I suppose there is a “danger” in every means of attaining truth, a danger in observation, a danger in experiment, a danger in inductive, a danger in deductive, reasoning: but it does not follow that any of these means are to be discarded, only that they are to be carefully used. If the Buddhist can appeal to the successes of centuries, that proves, I should say, that there is some element of genuine truth in his religion; if the Mohammedan points to conversions, in India and elsewhere, far more rapid than those made by Christianity and not dependent on “the victorious sword,” that also proves that in some important respects for example in the practical recognition of the equality of all believers without respect to rank or race—Mohammedans have been far more faithful to their teacher than we have been to ours. And generally, any religion that succeeds in making men better with it than they were without it, must be admitted (I think) to contain (so far as it succeeds) some element of divine revelation.
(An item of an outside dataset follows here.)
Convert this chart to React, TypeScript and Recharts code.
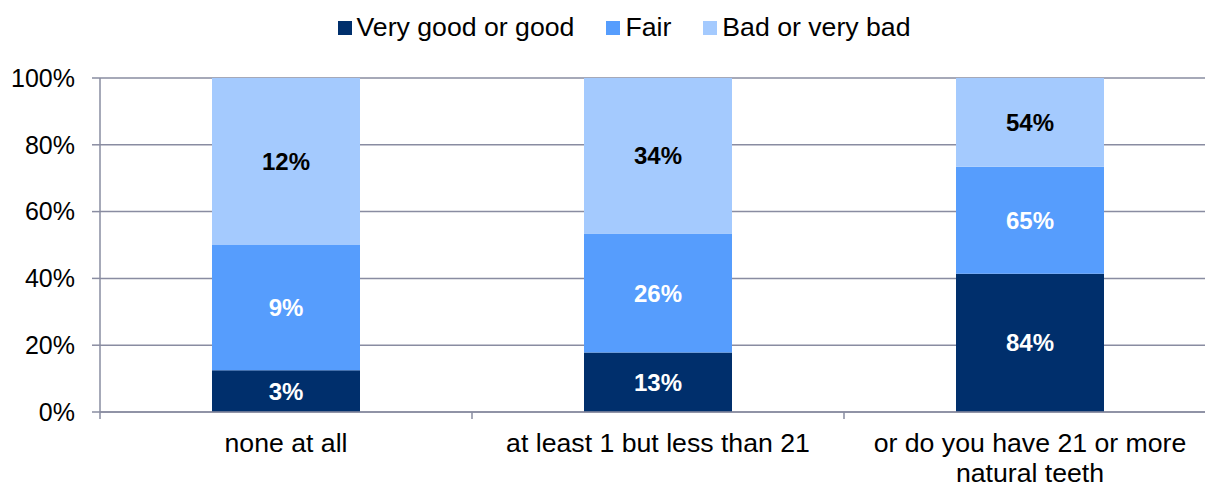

And therefore, while admitting the appeal to Reason, I cannot reject the appeal to Experience as well. Do not think that, in laying so much stress on “working,” I ignore the difference between the propositions of Natural Science and those of Religion, or forget how much more ready and convincing verification is in the former than in the latter. The means of verifying may differ in different ages: why not? In the earliest period of Christianity, men had, as a test, the contrast between the heathen and the Christian life; the burning zeal of the freshly imparted Spirit of Christ; and the “mighty works” wrought by the Apostles and perhaps by some of their successors. Now, for us in Christendom, the proof from “contrast” is less obvious, and we have lost also something of the fresh and fiery zeal—must we not add the occasionally misguided zeal?—of the first Christians: but by way of compensation, we have, besides our individual experiences, the collective evidence of many generations shewing what Christ’s Spirit can do to help us when we obey it, to chasten us when we disobey. Are we wrong then in inferring that one test of religions is the same which our Lord appointed for testing men: “By their fruits ye shall know them”?
There is undoubtedly a great difference between proof in Science and proof in matters of Religion: and Religion depends, far more than Science, upon Imagination. But I have not ignored this difference. On the contrary, I have attempted to show that, since Religion depends far more than Science upon Imagination; and since Science itself depends largely upon Imagination; therefore Religion must depend very largely upon Imagination, and especially upon that form of Imagination to which we give the name of Faith.